Zwei Milliarden Klimaflüchtlinge

Mohammed Ibrahim besass 60 Kamele. Sie waren die Lebensgrundlage seiner Familie. 55 davon sind gestorben. Verdurstet. Nun lebt er am Tschadsee, dem wichtigsten Frischwasservorkommen in Zentralafrika. 25’000 Quadratkilometer umfasste die Fläche des Lebensspenders noch in den 1960er Jahren. Doch sein Schicksal gleicht dem der Kamelherde von Ibrahim: Heute umfasst er noch 2500 Quadratkilometer Fläche – er ist um erschreckende 90 Prozent geschrumpft. Mohammed Ibrahims Geschichte zeigt, was gemäss Experten für einen Fünftel bis einen Viertel der Menschheit bis im Jahr 2050 Wirklichkeit werden wird. Denn Ibrahims Wanderung durch Niger, Nigeria und Tschad war eine Flucht aus unbewohnbar gewordenen Landstrichen nach einem Ort, in dem Leben überhaupt noch möglich ist… In Indonesien dagegen hat es nicht zu wenig, sondern zu viel Wasser: Sämtliche 17’000 Inseln des Archipels und 18’000 Kilometer Küste werden bis 2050 im Meer versunken sein. Das Meer vor Jakarta steigt jedes Jahr zwischen vier bis sechs Millimeter an. Doch die Megacity, die mit ihrem Umland für rund 30 Millionen Menschen Heimat ist, wird nicht nur vom Meer bedroht, sondern auch regelrecht verschluckt: Der Grundwasserspiegel sinkt jedes Jahr um drei bis 20 Zentimeter, wie der Klimabeauftragte des Inselstaates, Professor Rahmat Witoelar, erklärt. Er rechnet damit, dass bis 2050 65 Prozent der Bevölkerung seines Landes aus ihren angestammten Wohnorten flüchten müssen… Überflutungen, Erdrutsche, Wirbelstürme und dann wieder Dürreperioden – die südlichen und nördlichen Erdteile leiden jetzt schon ganz konkret unter den Folgen der Erderwärmung. Und in der Nähe der beiden Pole tickt eine weitere Zeitbombe: Der Permafrost muss umbenannt werden, denn permanent ist er schon längst nicht mehr. Betrug die Schmelze im sibirischen Permafrostgebiet im Jahr 1996 noch rund 45 Zentimeter Bodentiefe, sind es heute mit 87 Zentimetern bereits das Doppelte. «Wir werden hier unsere ganze Infrastruktur verlieren», sagt der Klimaökologe Nikita Zimov.

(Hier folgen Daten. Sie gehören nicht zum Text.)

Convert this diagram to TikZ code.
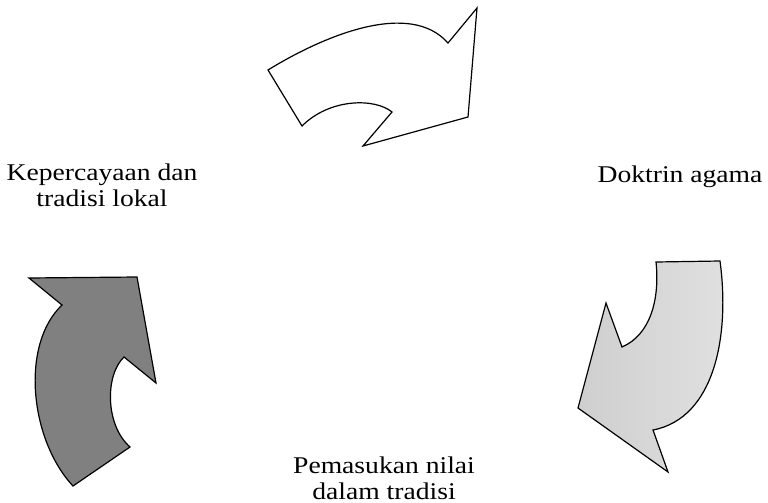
\documentclass[tikz,border=0pt]{standalone}
\usepackage{fontspec}
\setmainfont{Liberation Serif}[FakeStretch=1.15]
\begin{document}
\begin{tikzpicture}[x=1pt,y=-1pt,
  arrowshape/.style={draw=black, line width=1.2pt, line join=miter},
  lbl/.style={font=\fontsize{24}{26}\selectfont, align=center, text=black, inner sep=0pt}]
\useasboundingbox (0,0) rectangle (768,503);
% top arrow
\draw[arrowshape, fill=white] (268,70) .. controls (325,35) and (410,0) .. (448,43)
  -- (477,8) -- (468,117) -- (363,146) -- (392,112)
  .. controls (375,98) and (330,98) .. (302,126) -- cycle;
% right arrow
\draw[arrowshape, left color=gray!38, right color=gray!24] (720,261) .. controls (730,335) and (715,418) .. (653,430)
  -- (668,472) -- (578,408) -- (606,303) -- (622,347)
  .. controls (650,335) and (660,300) .. (656,262) -- cycle;
% left arrow
\draw[arrowshape, fill=gray] (73,486) .. controls (30,440) and (20,345) .. (62,305)
  -- (29,278) -- (137,277) -- (156,383) -- (124,357)
  .. controls (105,375) and (105,425) .. (130,447) -- cycle;
\node[lbl] (k) at (102,185) {Kepercayaan dan\\tradisi lokal};
\node[lbl] (d) at (680,177) {Doktrin agama};
\node[lbl] (p) at (384,478) {Pemasukan nilai\\dalam tradisi};
\end{tikzpicture}
\end{document}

Bei einer Wasseraufbereitungsanlage, die er als Beispiel zeigt, sind die Fundamente innert weniger Jahre freigelegt worden, das Erdreich, in dem das Gebäude befestigt war, ist einfach weggebrochen…  Experten erwarten bis 2050 bis zu zwei Milliarden Flüchtende, weil das Klima die Lebensgrundlage dieser Menschen zerstören wird.

(Monique Ryser, www.infosperber.ch)

Und dann sind genau jene, die bei jeder Gelegenheit gegen Flüchtlinge und Migranten hetzen, an vorderster Front mit dabei, wenn es darum geht, den menschlichen Einfluss auf die Klimaerwärmung in Frage zu stellen. Ist es wohl ihr heimlicher Wunsch, möglichst viele weltweite Flüchtlingsströme auszulösen – um aus der daraus entstehenden Fremdenfeindlichkeit politisches Kapital schlagen zu können?